▶ _What is needed_
Reproduce exactly and only the lines running from the one with "Write the React, TypeScript" through the one with "Chart.register(...registerables);", both end lines included.

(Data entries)
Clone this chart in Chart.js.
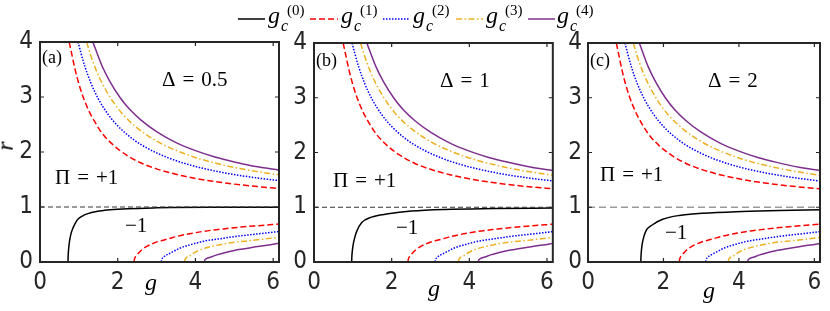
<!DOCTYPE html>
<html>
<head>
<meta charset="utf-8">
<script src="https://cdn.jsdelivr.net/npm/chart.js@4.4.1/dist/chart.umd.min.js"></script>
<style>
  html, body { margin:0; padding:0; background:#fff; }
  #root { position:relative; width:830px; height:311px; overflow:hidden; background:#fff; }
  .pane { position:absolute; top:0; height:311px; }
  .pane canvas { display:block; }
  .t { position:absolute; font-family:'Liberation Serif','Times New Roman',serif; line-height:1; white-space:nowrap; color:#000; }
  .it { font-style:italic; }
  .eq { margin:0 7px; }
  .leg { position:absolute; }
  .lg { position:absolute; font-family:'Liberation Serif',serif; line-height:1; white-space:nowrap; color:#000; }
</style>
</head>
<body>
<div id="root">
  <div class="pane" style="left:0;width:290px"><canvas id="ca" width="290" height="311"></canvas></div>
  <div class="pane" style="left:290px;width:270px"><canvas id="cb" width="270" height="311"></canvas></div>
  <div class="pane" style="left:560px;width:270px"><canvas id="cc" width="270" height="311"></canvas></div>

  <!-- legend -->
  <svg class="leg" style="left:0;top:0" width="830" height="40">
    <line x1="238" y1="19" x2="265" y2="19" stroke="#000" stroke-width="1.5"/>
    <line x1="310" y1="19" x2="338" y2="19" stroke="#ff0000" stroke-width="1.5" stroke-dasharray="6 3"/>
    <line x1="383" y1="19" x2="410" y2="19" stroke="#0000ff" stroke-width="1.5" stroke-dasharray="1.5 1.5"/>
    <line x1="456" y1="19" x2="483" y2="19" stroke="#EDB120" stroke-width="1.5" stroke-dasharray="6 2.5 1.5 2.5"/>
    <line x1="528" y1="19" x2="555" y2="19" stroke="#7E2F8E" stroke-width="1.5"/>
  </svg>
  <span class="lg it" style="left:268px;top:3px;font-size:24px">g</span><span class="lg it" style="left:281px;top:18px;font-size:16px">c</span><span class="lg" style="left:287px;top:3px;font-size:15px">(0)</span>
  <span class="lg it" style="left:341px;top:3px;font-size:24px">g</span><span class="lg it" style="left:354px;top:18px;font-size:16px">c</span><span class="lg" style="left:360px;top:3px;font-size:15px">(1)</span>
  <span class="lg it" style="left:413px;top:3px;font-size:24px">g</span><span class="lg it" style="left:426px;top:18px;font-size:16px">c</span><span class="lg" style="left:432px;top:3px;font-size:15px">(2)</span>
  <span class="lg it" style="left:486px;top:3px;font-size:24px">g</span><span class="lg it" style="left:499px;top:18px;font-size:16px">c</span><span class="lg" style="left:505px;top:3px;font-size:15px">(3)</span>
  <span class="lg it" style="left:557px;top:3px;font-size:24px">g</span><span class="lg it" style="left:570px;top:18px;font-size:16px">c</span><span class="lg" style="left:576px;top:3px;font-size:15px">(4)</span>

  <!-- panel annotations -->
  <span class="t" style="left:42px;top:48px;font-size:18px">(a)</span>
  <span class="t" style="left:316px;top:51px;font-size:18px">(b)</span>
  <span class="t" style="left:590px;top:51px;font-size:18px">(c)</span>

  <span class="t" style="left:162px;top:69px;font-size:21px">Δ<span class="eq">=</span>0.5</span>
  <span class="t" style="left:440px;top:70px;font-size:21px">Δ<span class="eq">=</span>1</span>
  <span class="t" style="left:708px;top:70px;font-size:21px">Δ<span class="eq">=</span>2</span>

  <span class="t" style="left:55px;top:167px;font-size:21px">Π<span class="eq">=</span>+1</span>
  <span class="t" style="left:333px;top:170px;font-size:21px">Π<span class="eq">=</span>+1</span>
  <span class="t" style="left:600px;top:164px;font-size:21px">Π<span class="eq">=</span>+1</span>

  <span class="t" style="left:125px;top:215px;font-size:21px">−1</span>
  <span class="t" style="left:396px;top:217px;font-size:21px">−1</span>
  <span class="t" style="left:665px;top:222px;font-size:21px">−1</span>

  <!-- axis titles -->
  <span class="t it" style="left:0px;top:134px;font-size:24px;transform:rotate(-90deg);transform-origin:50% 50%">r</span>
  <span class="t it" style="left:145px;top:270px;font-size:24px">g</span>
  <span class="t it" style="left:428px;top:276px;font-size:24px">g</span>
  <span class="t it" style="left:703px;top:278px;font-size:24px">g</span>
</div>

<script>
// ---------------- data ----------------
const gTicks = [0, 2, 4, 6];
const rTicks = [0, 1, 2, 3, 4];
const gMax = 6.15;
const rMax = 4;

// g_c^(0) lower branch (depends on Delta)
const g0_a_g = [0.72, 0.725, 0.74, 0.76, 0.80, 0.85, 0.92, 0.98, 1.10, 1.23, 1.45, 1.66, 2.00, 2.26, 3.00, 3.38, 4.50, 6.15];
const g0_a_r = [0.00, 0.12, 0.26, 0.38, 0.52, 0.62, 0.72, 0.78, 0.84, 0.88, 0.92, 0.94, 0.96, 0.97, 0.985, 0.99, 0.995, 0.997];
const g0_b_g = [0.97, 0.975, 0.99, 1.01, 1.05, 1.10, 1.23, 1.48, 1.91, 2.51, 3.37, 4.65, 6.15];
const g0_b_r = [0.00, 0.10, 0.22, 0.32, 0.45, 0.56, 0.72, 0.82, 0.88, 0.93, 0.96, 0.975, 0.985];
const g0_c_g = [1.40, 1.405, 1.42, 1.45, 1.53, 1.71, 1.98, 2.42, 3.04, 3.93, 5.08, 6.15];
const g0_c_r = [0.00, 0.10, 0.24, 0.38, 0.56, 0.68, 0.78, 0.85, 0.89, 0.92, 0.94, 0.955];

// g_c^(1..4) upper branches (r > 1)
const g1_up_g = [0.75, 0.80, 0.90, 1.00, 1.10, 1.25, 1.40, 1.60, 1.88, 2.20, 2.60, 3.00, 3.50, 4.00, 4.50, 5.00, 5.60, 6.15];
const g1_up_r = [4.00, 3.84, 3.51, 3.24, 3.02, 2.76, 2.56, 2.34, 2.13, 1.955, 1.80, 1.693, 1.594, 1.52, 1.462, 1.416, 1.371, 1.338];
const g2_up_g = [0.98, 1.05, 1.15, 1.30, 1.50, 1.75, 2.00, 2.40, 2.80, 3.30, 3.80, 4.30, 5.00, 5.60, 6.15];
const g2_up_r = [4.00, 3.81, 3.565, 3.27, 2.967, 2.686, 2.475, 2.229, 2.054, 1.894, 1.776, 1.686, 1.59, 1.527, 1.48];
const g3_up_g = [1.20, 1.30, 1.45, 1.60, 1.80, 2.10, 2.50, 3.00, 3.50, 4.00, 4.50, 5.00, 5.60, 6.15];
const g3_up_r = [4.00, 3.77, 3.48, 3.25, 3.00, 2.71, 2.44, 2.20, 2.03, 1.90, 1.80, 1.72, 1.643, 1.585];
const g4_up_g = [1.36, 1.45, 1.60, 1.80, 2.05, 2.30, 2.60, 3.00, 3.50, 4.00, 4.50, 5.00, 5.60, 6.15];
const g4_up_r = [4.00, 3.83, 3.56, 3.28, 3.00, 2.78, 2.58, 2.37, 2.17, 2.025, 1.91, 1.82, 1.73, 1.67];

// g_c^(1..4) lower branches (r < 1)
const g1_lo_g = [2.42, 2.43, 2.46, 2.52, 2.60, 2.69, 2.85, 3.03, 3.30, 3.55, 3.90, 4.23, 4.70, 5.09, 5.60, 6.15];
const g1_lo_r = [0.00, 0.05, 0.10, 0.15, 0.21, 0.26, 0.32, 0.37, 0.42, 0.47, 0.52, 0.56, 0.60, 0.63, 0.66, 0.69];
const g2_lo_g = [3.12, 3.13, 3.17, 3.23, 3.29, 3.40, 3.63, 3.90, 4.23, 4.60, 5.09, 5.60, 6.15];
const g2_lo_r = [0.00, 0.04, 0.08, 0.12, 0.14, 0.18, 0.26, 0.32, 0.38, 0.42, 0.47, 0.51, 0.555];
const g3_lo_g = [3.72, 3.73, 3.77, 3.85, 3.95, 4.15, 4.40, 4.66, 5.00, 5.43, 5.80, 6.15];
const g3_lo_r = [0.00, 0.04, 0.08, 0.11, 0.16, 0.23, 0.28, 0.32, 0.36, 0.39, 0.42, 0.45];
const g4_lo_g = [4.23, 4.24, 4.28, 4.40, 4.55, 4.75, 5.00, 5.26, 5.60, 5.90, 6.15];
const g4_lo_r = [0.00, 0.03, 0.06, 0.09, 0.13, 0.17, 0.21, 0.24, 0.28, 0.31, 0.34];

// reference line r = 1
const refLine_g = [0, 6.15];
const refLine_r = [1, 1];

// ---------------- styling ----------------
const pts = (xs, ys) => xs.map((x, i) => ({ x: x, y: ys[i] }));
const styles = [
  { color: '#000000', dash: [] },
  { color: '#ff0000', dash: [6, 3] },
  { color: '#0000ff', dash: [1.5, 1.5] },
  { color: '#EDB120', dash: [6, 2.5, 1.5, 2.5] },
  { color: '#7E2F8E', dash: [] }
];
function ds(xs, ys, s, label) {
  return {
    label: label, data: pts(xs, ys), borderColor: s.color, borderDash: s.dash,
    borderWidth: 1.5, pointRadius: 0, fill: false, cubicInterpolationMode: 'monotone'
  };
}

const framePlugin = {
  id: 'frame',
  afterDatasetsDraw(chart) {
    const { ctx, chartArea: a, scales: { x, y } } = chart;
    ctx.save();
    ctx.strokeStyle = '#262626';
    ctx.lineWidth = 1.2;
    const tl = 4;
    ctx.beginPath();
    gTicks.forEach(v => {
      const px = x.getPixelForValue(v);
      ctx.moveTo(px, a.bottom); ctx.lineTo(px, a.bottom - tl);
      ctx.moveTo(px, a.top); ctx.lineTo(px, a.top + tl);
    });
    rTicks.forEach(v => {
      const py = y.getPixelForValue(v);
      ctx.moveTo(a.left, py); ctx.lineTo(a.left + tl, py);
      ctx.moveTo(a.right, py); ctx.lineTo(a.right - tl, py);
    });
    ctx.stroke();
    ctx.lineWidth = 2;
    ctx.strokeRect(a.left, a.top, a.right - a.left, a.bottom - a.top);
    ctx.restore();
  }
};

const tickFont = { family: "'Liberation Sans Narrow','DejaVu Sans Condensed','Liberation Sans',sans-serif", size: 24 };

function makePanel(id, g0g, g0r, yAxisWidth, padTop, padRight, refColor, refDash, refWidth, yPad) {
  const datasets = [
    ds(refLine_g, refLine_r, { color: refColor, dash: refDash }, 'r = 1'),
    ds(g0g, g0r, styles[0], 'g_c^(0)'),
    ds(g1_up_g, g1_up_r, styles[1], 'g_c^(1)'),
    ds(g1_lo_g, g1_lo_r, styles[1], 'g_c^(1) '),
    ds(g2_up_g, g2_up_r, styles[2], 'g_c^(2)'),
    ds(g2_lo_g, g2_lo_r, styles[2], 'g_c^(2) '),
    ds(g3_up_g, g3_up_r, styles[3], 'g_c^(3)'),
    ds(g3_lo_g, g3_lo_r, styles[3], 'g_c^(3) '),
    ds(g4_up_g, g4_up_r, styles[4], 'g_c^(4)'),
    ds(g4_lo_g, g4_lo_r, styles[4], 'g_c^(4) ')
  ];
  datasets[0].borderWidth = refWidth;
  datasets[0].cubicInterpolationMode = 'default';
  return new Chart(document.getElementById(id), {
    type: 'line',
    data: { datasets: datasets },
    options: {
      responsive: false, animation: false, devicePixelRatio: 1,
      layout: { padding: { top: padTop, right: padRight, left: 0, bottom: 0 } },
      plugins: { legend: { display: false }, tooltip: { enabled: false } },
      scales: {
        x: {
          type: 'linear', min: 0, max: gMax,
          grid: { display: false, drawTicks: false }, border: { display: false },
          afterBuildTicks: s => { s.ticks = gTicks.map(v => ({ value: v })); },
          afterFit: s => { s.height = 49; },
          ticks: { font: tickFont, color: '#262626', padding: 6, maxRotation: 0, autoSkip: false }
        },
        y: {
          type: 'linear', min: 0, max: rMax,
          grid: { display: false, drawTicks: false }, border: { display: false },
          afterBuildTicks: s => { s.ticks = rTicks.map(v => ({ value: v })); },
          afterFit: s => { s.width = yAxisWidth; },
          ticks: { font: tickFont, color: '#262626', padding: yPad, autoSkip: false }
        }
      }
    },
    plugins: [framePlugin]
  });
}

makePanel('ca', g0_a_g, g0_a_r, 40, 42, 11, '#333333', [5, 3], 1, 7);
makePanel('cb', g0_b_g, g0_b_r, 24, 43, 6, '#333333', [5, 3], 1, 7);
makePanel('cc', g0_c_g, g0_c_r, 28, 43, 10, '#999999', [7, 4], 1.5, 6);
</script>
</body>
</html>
...
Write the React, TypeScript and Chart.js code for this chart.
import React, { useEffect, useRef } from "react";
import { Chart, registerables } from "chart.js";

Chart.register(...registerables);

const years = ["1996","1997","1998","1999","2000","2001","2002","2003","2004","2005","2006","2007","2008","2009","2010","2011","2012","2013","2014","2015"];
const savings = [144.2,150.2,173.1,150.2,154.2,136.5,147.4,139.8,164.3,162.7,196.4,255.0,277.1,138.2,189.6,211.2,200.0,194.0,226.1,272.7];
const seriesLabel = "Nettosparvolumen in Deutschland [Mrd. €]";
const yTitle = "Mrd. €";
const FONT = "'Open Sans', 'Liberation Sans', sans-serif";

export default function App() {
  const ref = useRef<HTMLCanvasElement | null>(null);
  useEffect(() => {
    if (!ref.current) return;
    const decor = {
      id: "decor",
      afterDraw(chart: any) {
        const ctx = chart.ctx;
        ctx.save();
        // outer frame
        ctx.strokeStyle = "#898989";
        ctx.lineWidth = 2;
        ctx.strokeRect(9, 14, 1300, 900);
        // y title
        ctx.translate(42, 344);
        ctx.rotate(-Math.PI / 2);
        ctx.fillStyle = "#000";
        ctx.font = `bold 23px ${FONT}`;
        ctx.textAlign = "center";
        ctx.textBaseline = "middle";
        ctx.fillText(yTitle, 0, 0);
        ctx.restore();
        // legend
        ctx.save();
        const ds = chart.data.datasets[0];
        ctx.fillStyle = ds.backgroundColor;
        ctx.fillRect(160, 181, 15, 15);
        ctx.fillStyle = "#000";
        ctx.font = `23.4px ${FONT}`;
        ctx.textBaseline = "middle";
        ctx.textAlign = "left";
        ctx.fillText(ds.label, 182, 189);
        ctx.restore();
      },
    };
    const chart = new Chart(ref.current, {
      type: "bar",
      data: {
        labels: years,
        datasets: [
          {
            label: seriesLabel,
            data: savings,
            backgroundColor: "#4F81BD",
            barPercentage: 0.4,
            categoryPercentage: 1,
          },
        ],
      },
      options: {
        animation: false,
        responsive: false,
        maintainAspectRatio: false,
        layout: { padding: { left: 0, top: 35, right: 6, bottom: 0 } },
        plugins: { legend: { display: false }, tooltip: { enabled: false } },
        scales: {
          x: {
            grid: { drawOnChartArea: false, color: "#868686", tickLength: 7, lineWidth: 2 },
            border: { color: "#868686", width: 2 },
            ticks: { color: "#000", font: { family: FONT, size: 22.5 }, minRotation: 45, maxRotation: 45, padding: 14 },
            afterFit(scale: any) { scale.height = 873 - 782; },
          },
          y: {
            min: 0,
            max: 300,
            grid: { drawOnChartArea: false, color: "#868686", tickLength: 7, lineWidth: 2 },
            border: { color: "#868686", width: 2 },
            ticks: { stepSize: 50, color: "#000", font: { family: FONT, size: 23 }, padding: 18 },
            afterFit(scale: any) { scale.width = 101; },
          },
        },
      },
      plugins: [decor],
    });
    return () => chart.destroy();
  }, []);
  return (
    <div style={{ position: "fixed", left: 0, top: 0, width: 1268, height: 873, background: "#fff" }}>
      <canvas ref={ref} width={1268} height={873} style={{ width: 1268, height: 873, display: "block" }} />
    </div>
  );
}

▶ _The solution_
Write the React, TypeScript and Chart.js code for this chart.
import React, { useEffect, useRef } from "react";
import { Chart, registerables } from "chart.js";

Chart.register(...registerables);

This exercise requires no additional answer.